Supplied information
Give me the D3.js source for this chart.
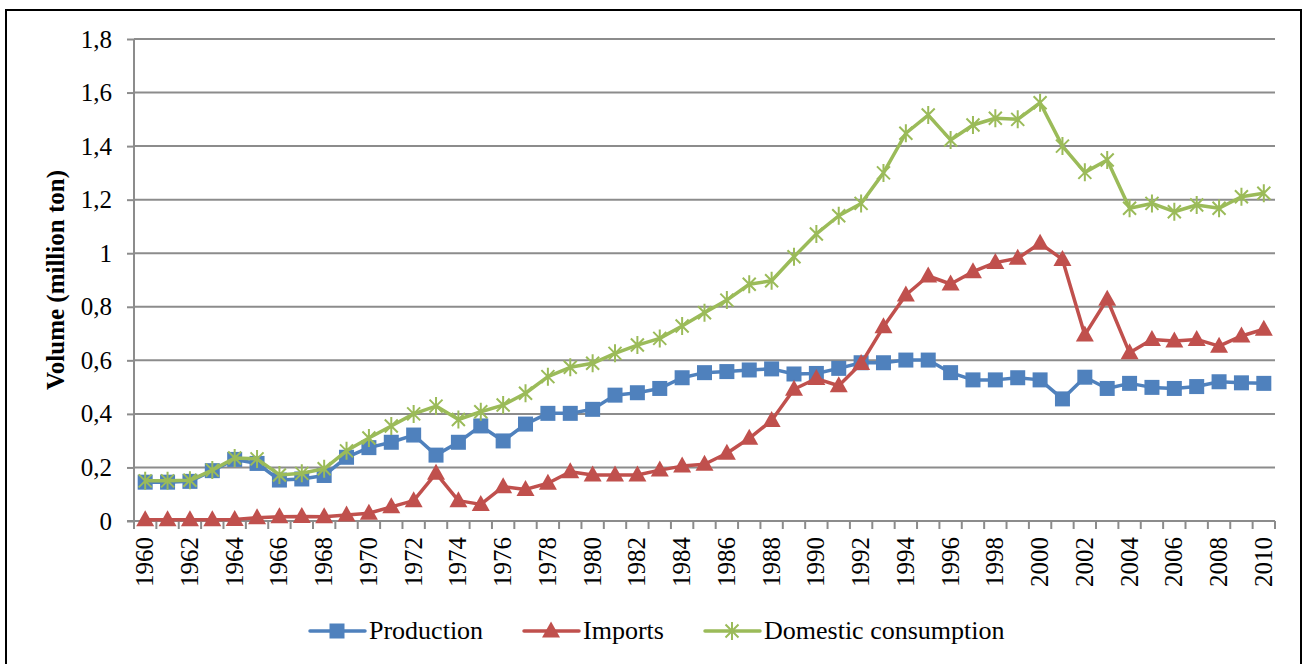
<!DOCTYPE html>
<html>
<head>
<meta charset="utf-8">
<script src="https://cdn.jsdelivr.net/npm/d3@7"></script>
<style>
    body { margin: 0; background: #ffffff; }
</style>
</head>
<body>
<svg id="chart" width="1304" height="664"></svg>
<script>
const YEARS = [
    1960, 1961, 1962, 1963, 1964, 1965, 1966, 1967, 1968, 1969,
    1970, 1971, 1972, 1973, 1974, 1975, 1976, 1977, 1978, 1979,
    1980, 1981, 1982, 1983, 1984, 1985, 1986, 1987, 1988, 1989,
    1990, 1991, 1992, 1993, 1994, 1995, 1996, 1997, 1998, 1999,
    2000, 2001, 2002, 2003, 2004, 2005, 2006, 2007, 2008, 2009, 2010
];

const PRODUCTION = [
    0.145, 0.145, 0.148, 0.188, 0.230, 0.215, 0.153, 0.157, 0.170, 0.238,
    0.274, 0.294, 0.321, 0.246, 0.294, 0.355, 0.299, 0.362, 0.402, 0.402,
    0.417, 0.470, 0.479, 0.495, 0.535, 0.554, 0.558, 0.564, 0.568, 0.549,
    0.551, 0.570, 0.591, 0.591, 0.601, 0.601, 0.554, 0.527, 0.527, 0.535,
    0.527, 0.456, 0.537, 0.495, 0.514, 0.499, 0.495, 0.502, 0.520, 0.516, 0.514
];

const IMPORTS = [
    0.005, 0.005, 0.005, 0.005, 0.006, 0.012, 0.016, 0.017, 0.016, 0.022,
    0.029, 0.053, 0.076, 0.178, 0.076, 0.062, 0.128, 0.118, 0.141, 0.184,
    0.172, 0.172, 0.172, 0.190, 0.205, 0.212, 0.253, 0.309, 0.375, 0.492,
    0.532, 0.505, 0.588, 0.725, 0.844, 0.915, 0.885, 0.931, 0.965, 0.981,
    1.037, 0.977, 0.695, 0.828, 0.628, 0.678, 0.672, 0.678, 0.653, 0.691, 0.716
];

const CONSUMPTION = [
    0.150, 0.150, 0.152, 0.190, 0.235, 0.232, 0.172, 0.178, 0.195, 0.262,
    0.310, 0.355, 0.400, 0.429, 0.379, 0.408, 0.433, 0.477, 0.539, 0.574,
    0.589, 0.626, 0.657, 0.682, 0.728, 0.778, 0.825, 0.884, 0.897, 0.987,
    1.072, 1.140, 1.186, 1.300, 1.448, 1.516, 1.423, 1.479, 1.504, 1.500,
    1.562, 1.400, 1.302, 1.348, 1.168, 1.186, 1.155, 1.180, 1.168, 1.211, 1.224
];

const Y_TICKS = [0, 0.2, 0.4, 0.6, 0.8, 1, 1.2, 1.4, 1.6, 1.8];

const SERIES = [
    { name: "Production", values: PRODUCTION, color: "#4F81BD", marker: "square" },
    { name: "Imports", values: IMPORTS, color: "#C0504D", marker: "triangle" },
    { name: "Domestic consumption", values: CONSUMPTION, color: "#9BBB59", marker: "star" }
];

const FONT = "'Times New Roman', Times, 'Liberation Serif', 'DejaVu Serif', 'Noto Serif', serif";

const svg = d3.select("#chart");

// Outer frame
svg.append("rect")
    .attr("x", 6)
    .attr("y", 10)
    .attr("width", 1295)
    .attr("height", 664)
    .attr("fill", "none")
    .attr("stroke", "#000000")
    .attr("stroke-width", 2);

const plotLeft = 134;
const plotRight = 1275;

const xScale = d3.scaleBand()
    .domain(YEARS)
    .range([plotLeft, plotRight]);

const yScale = d3.scaleLinear()
    .domain([0, 1.8])
    .range([521, 39]);

const xCenter = (year) => xScale(year) + xScale.bandwidth() / 2;

// Gridlines
svg.append("g")
    .selectAll("line")
    .data(Y_TICKS.filter((t) => t > 0))
    .enter()
    .append("line")
    .attr("x1", plotLeft)
    .attr("x2", plotRight)
    .attr("y1", (d) => yScale(d))
    .attr("y2", (d) => yScale(d))
    .attr("stroke", "#8c8c8c")
    .attr("stroke-width", 2);

// Y axis
const yAxis = d3.axisLeft(yScale)
    .tickValues(Y_TICKS)
    .tickSize(7)
    .tickPadding(15)
    .tickFormat((d) => String(d).replace(".", ","));

const yAxisGroup = svg.append("g")
    .attr("transform", "translate(" + plotLeft + ",0)")
    .call(yAxis)
    .attr("font-family", null)
    .attr("font-size", null);

yAxisGroup.selectAll("line, path").attr("stroke", "#8c8c8c").attr("stroke-width", 2);
yAxisGroup.select(".domain").attr("d", "M0," + yScale(1.8) + "V" + yScale(0));
yAxisGroup.selectAll("text")
    .style("font-family", FONT)
    .style("font-size", "25px")
    .attr("fill", "#000000");

// X axis: ticks on category boundaries, labels every other year
const xAxisGroup = svg.append("g");

xAxisGroup.append("line")
    .attr("x1", plotLeft - 7)
    .attr("x2", plotRight)
    .attr("y1", yScale(0))
    .attr("y2", yScale(0))
    .attr("stroke", "#8c8c8c")
    .attr("stroke-width", 2);

xAxisGroup.selectAll(".x-tick")
    .data(YEARS.concat(["end"]))
    .enter()
    .append("line")
    .classed("x-tick", true)
    .attr("x1", (d) => d === "end" ? plotRight : xScale(d))
    .attr("x2", (d) => d === "end" ? plotRight : xScale(d))
    .attr("y1", yScale(0))
    .attr("y2", yScale(0) + 8)
    .attr("stroke", "#8c8c8c")
    .attr("stroke-width", 2);

xAxisGroup.selectAll(".x-label")
    .data(YEARS.filter((y, i) => i % 2 === 0))
    .enter()
    .append("text")
    .classed("x-label", true)
    .attr("transform", (d) => "translate(" + (xCenter(d) + 8) + "," + 537 + ") rotate(-90)")
    .attr("text-anchor", "end")
    .style("font-family", FONT)
    .style("font-size", "25px")
    .text((d) => d);

// Y title
svg.append("text")
    .attr("transform", "translate(" + 64 + "," + 280 + ") rotate(-90)")
    .attr("text-anchor", "middle")
    .style("font-family", FONT)
    .style("font-size", "25px")
    .style("font-weight", "bold")
    .text("Volume (million ton)");

// Markers
const drawMarker = (sel, marker, color) => {
    if (marker === "square") {
        sel.append("rect")
            .attr("x", -7.5)
            .attr("y", -7.5)
            .attr("width", 15)
            .attr("height", 15)
            .attr("fill", color);
    } else if (marker === "triangle") {
        sel.append("path")
            .attr("d", "M0,-9.5L9,6.5L-9,6.5Z")
            .attr("fill", color);
    } else {
        sel.append("path")
            .attr("d", "M-6.5,-6.5L6.5,6.5M-6.5,6.5L6.5,-6.5M0,-9L0,9")
            .attr("stroke", color)
            .attr("stroke-width", 2)
            .attr("fill", "none");
    }
};

// Series
const lineGenerator = d3.line()
    .x((d) => xCenter(d.year))
    .y((d) => yScale(d.value));

SERIES.forEach((series) => {
    const points = YEARS.map((year, i) => ({ year: year, value: series.values[i] }));
    const group = svg.append("g").classed("series", true);

    group.append("path")
        .attr("d", lineGenerator(points))
        .attr("fill", "none")
        .attr("stroke", series.color)
        .attr("stroke-width", 3.5)
        .attr("stroke-linejoin", "round");

    group.selectAll(".marker")
        .data(points)
        .enter()
        .append("g")
        .classed("marker", true)
        .attr("transform", (d) => "translate(" + xCenter(d.year) + "," + yScale(d.value) + ")")
        .each(function () {
            drawMarker(d3.select(this), series.marker, series.color);
        });
});

// Legend
const LEGEND_X = [310, 524, 705];
const legendY = 631;

const legend = svg.append("g").classed("legend", true);

SERIES.forEach((series, i) => {
    const item = legend.append("g")
        .attr("transform", "translate(" + LEGEND_X[i] + "," + legendY + ")");

    item.append("line")
        .attr("x1", 0)
        .attr("x2", 55)
        .attr("y1", 0)
        .attr("y2", 0)
        .attr("stroke", series.color)
        .attr("stroke-width", 3.5)
        .attr("stroke-linecap", "round");

    const markerGroup = item.append("g").attr("transform", "translate(27,0)");
    drawMarker(markerGroup, series.marker, series.color);

    item.append("text")
        .attr("x", 59)
        .attr("y", 8)
        .style("font-family", FONT)
        .style("font-size", "26px")
        .text(series.name);
});
</script>
</body>
</html>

Request
Copy every line above in which the string "this" shows up.

Output of the exercise
Give me the D3.js source for this chart.
            drawMarker(d3.select(this), series.marker, series.color);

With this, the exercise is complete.